Die Briten müssten einem angesichts der aktuellen Nachrichten eigentlich Leid tun. Der durchschnittliche Schweizer macht sich aber wahrscheinlich weniger Sorgen um das Inselreich als die Mehrheit der Franzosen und die Briten selbst. Das hat sicherlich auch damit zu tun, dass wir bis anhin auch ausserhalb der EU recht gut überlebt haben. Aber die Schweiz ist nicht das einzige Beispiel, das man auf der Suche nach einem Hoffnungsschimmer etwas genauer anschauen könnte. Auch in Nordirland, welches an sich momentan den Hauptzankapfel zwischen der EU und dem Vereinigten Königreich darstellt, findet man Grund zur Hoffnung. Zwar ist natürlich auch Nordirland nach wie vor Teil der EU, aber den Nordiren fehlt seit Januar 2017 eine ausführende Regierung. Eine Analyse hierzu finden wir bei der BBC: «There is no doubt that Northern Ireland will survive this political vacuum, with local government also carrying out many tasks and Westminster responsible for matters including national security, international relations and defence.»[6] Beispiele dieser Art gäbe es noch viele mehr. Wie etwa kürzlich in Deutschland nach den Wahlen, oder in Belgien 2010/11.
Was lernen wir daraus? Grundsätzlich einmal, dass eine Gesellschaft erstaunlich lange ohne oder mit einer sehr ohnmächtigen Regierung überlebt und dass die Einführung neuer Gesetze offenbar nicht immer so dringend ist, wie das manche Politiker vorgeben. Dass es also vielleicht auch ohne staatliche Gesetze oder EU-Verordnungen irgendwie weitergehen kann.
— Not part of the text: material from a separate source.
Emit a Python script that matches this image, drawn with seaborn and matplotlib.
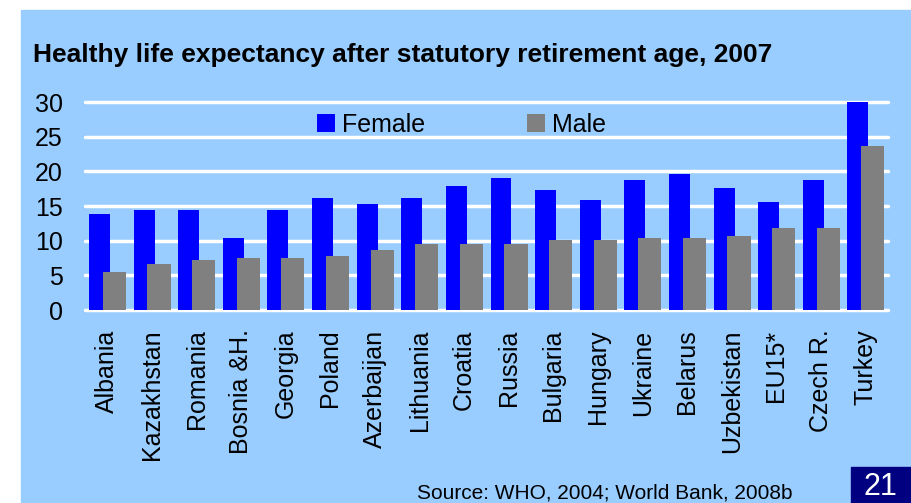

Ob eine Regierung etwas Gutes oder Schlechtes ist, ob die EU sinnvoll ist oder nicht, sind nicht die Hauptfragen. Es gäbe mit der Zusammenarbeit zwischen der EU und dem Vereinigten Königreich eine Lösung, und diese kann so auch gelingen, wenn der Wille dazu da ist. Wenn aber, wie es einige Austrittsgegner tun, schon fast der Weltuntergang herbeigepredigt wird, ist immer eine gewisse Vorsicht geboten, denn der angeblich drohende Weltuntergang ist bisher noch nie eingetreten. Andererseits stimmt es natürlich auch, dass es für alles ein erstes Mal gibt. Wer weiss? Die Frage wäre dann lediglich, ob die «Leavers» oder die Politiker Schuld daran trügen.
[1] Die aktuellen Nachrichten hierzu ändern momentan fast täglich. Sicher ist noch nichts.
[2] Dass die EU als Rechtssubjekt aus 27 Staaten zusammengesetzt ist, verkompliziert die Sache. Aber eine Auseinandersetzung damit würde viel zu tief in die dunklen Gewässer des öffentlichen und internationalen Rechts führen.
[3] Zitat aus einer besuchten Vorlesung.
[4] So etwa der The Guardian vom 31. Oktober 2018.